Anything white, like a piece of paper, reflects all the light that strikes it; so if all the colors (white light) strike it, all are reflected to your eyes and the object looks white.

You have looked at people under the mercury-vapor lights in photo-postal studios, have you not? The lights are long, inclined tubes which glow with a greenish-violet light. No matter how good the color of a person is in ordinary light, in that light it is ghastly.

Fig. 94. A mercury-vapor lamp.

Go into the kitchen tonight, light a burner of the gas stove, turn out the light and sprinkle salt on the blue gas flame. The flame will leap up, yellow. Look at your hands, at some one's lips, at a piece of red cloth, in this light. Does anything look red?

The reason why nothing looks pink or red in these two kinds of light is this: The light given by glowing salt vapor or mercury vapor has no red in it; if you tried to make a "rainbow" from it with a prism, you would find no red or orange color in it. A thing looks red when it absorbs all the parts of the light that are not red and reflects the red light to your eyes. If there is no red in the light to reflect, obviously a thing cannot look red in that light.

When you look through a piece of colored glass, the case is somewhat different. A piece of blue glass, for instance, acts as a sort of strainer. The coloring matter in it lets the blue light through it, but it holds back (absorbs) the other kinds of light. So if you look through a piece of blue glass you see everything blue; that is, only the blue part of the light from different objects can reach your eyes through this kind of glass. Anything that is transparent and colored acts in a similar way.

Why the sky is blue. And that is why the sky looks blue. Air holds back all colors of light except blue; that is, it holds them back a little. A room full of air holds the colors back hardly at all. A few miles of air hold them back more; mountains in the distance look bluish because only the blue light from them can reach you through the air. The hundred or more miles of air above you hold back a considerable amount of the other colors of light, letting through much more of blue than of any other color. So the sky looks blue; that is, when the air scatters the sunlight above you, it is chiefly the blue parts of the sunlight that it allows to reach your eyes.

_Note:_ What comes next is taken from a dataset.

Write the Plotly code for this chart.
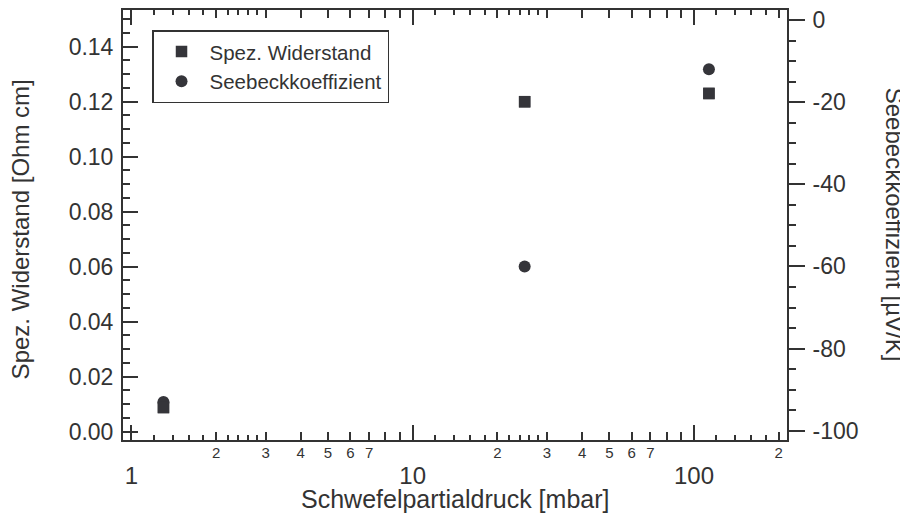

Why bodies of water look green in some places and blue in others. Water acts in a similar way, but it lets the green light through instead of the blue. A little water holds back (absorbs) the other colors so slightly that you cannot notice the effect in a glass of water. But in a swimming tank full of water, or in a lake or an ocean, you can notice it decidedly when you look straight down into the water itself.

When you look at a smooth body of water at a slant on a clear day, the blue sky is reflected to you and the water looks blue instead of green. And it may even look blue when you look straight down in it if it is too deep for you to see the bottom and the sky is reflected from the surface.